Anonymous US government agents told the Washington Post that putting a US citizen on the CIA list required special approval from the White House, which led to the public declaration. But as yet there has been no official statement from any European government on al-Awlaki's case. In response to a request from Deutsche Welle, the German Foreign Ministry declined to comment on what it considered a purely US matter.
But according to Josef Braml, research fellow with the German Council on Foreign Relations (DGAP), this does not represent a significantly new development in US policy. "This is not surprising at all," Braml told Deutsche Welle. "Obama said right at the beginning of his administration that he would continue the targeted drone attacks in Pakistan."

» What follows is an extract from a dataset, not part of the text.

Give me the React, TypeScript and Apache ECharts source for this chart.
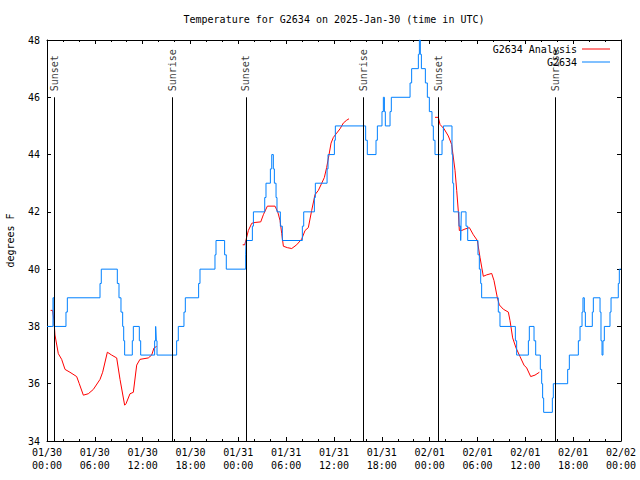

Braml believes that such attacks, carried out by the CIA, a civilian organization, are actually consistent with Obama's policy of taking a fresh approach from the previous US government, and has its roots in his 2008 presidential election campaign.
"In his campaign, he put Bush under pressure by saying he had started the wrong war in Iraq and had steered the war on terror in the wrong direction - ignoring Afghanistan and Pakistan," Braml said. "Basically Obama is not doing anything he didn't say he would do. It's just logical and consistent with what he said from the beginning."
A publicity war
The decision to publicize al-Awlaki's inclusion on the hit-list is obviously meant to answer Obama's right-wing critics at home, whose silence is worth a few negative editorials in Europe.

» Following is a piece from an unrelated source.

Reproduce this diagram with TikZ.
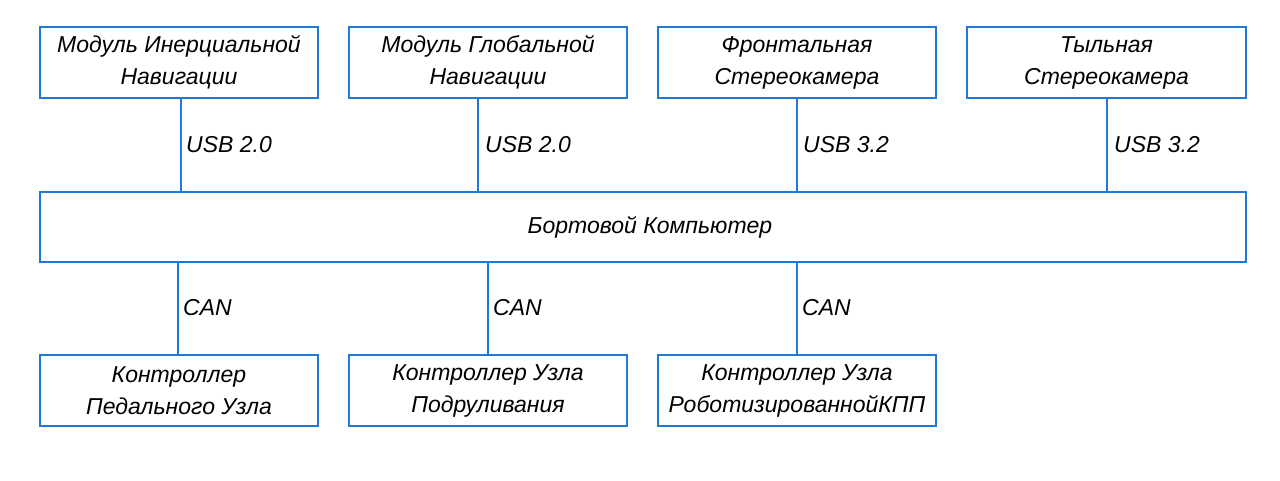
\documentclass[tikz,border=0pt]{standalone}
\usepackage{fontspec}
\setmainfont{Liberation Sans}
\definecolor{boxblue}{RGB}{30,122,214}
\begin{document}
\begin{tikzpicture}[x=1pt,y=-1pt,
  blk/.style={draw=boxblue,line width=2pt,inner sep=0pt,align=center,
    font=\fontsize{23}{32}\selectfont\itshape,text=black},
  lnk/.style={draw=boxblue,line width=2pt},
  lbl/.style={font=\fontsize{23}{28}\selectfont\itshape,anchor=west,inner sep=0pt}]
\useasboundingbox (0,0) rectangle (1280,481);
\node[blk,minimum width=278pt,minimum height=71pt] (t1) at (179,62.5) {Модуль Инерциальной\\Навигации};
\node[blk,minimum width=278pt,minimum height=71pt] (t2) at (488,62.5) {Модуль Глобальной\\Навигации};
\node[blk,minimum width=278pt,minimum height=71pt] (t3) at (797,62.5) {Фронтальная\\Стереокамера};
\node[blk,minimum width=279pt,minimum height=71pt] (t4) at (1106.5,62.5) {Тыльная\\Стереокамера};
\node[blk,minimum width=1206pt,minimum height=70pt] (pc) at (643,227) {};
\node[font=\fontsize{23}{28}\selectfont\itshape] at (650,227) {Бортовой Компьютер};
\node[blk,minimum width=278pt,minimum height=71pt] (b1) at (179,390.5) {Контроллер\\Педального Узла};
\node[blk,minimum width=278pt,minimum height=71pt] (b2) at (488,390.5) {Контроллер Узла\\Подруливания};
\node[blk,minimum width=278pt,minimum height=71pt] (b3) at (797,390.5) {Контроллер Узла\\РоботизированнойКПП};
\coordinate (x1) at (181,0); \coordinate (x2) at (478,0); \coordinate (x3) at (797,0); \coordinate (x4) at (1107,0);
\coordinate (y1) at (178,0); \coordinate (y2) at (488,0); \coordinate (y3) at (797,0);
\draw[lnk] (t1.south -| x1) -- (pc.north -| x1);
\draw[lnk] (t2.south -| x2) -- (pc.north -| x2);
\draw[lnk] (t3.south -| x3) -- (pc.north -| x3);
\draw[lnk] (t4.south -| x4) -- (pc.north -| x4);
\draw[lnk] (pc.south -| y1) -- (b1.north -| y1);
\draw[lnk] (pc.south -| y2) -- (b2.north -| y2);
\draw[lnk] (pc.south -| y3) -- (b3.north -| y3);
\node[lbl] at (186,145) {USB 2.0};
\node[lbl] at (485,145) {USB 2.0};
\node[lbl] at (803,145) {USB 3.2};
\node[lbl] at (1114,145) {USB 3.2};
\node[lbl] at (183,308) {CAN};
\node[lbl] at (493,308) {CAN};
\node[lbl] at (802,308) {CAN};
\end{tikzpicture}
\end{document}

But Anthony Dworkin, senior policy fellow at the European Council on Foreign Relations (ECFR), believes that it is also more than a simple bid for popularity. It is also an attempt to solidify Obama's hitherto hazy definition of the 'war on terror.'
Dworkin, who is also executive director of the Crimes of War Project, a non-governmental organization that aims to promote understanding of international humanitarian law in the context of contemporary armed conflict, told Deutsche Welle, "They are trying to elaborate what their approach to counter-terrorism is, and an important part of that is their legal justification for drone attacks and targeted killings."
That justification, declared last month, essentially said targeted killings could only be part of an armed conflict against al Qaeda, or they could be used in self-defense.

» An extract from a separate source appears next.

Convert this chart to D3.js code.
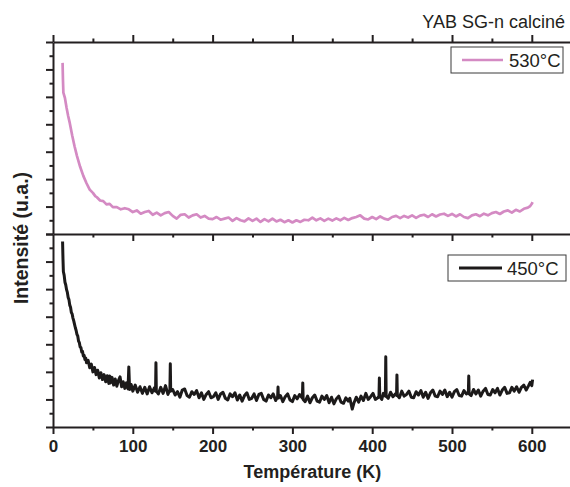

"It was a double-edged justification, and it didn't exactly spell out what the limits were of these claims," Dworkin said. "It was a little more nuanced than the simple war-against-terror language of the Bush administration, but it left a lot of questions unanswered."
Dworkin believes Obama has not been able to clarify his counter-terrorism policy partly because of his difficulties closing down the Guantanamo Bay prison.
"There are some areas in which this administration has been struggling to define its approach to counter-terrorism, and the question of detention is one of these," he said. "But in the area of targeting, we've consistently seen a commitment to drone attacks, primarily in the Afghan and Pakistan area."
Obama's precarious European honeymoon
Both Braml and Dworkin consider the Times' comparison with the Dubai assassination allegedly by Mossad a stretch too far, pointing out that US drone attacks occur in dangerous areas beyond the reach of law enforcement. But killing suspected terrorists in sovereign states does invite uncomfortable comparisons, which could cast a shadow over Obama's happy relationship with his European allies.
"There has been a lot of good will from Europe toward Obama on the question of counter-terrorism," says Dworkin. "They recognize that he is dealing with a significant threat. They recognize that this is politically very complex for him in the US. They regard him as someone who came into office with a commitment to change the approach of the previous administration."
"But having said that, it is becoming increasingly apparent that differences in point-of-view remain," he warns. "The principal difference is that Obama clearly prescribes to the idea that the conflict against al Qaeda is essentially a worldwide conflict, whereas most Europeans see the conflict as tied to the area of Afghanistan and the border regions of Pakistan."
If this difference of opinion resulted in the US widening its theater of operations, Obama's good reputation in Europe could be over abruptly.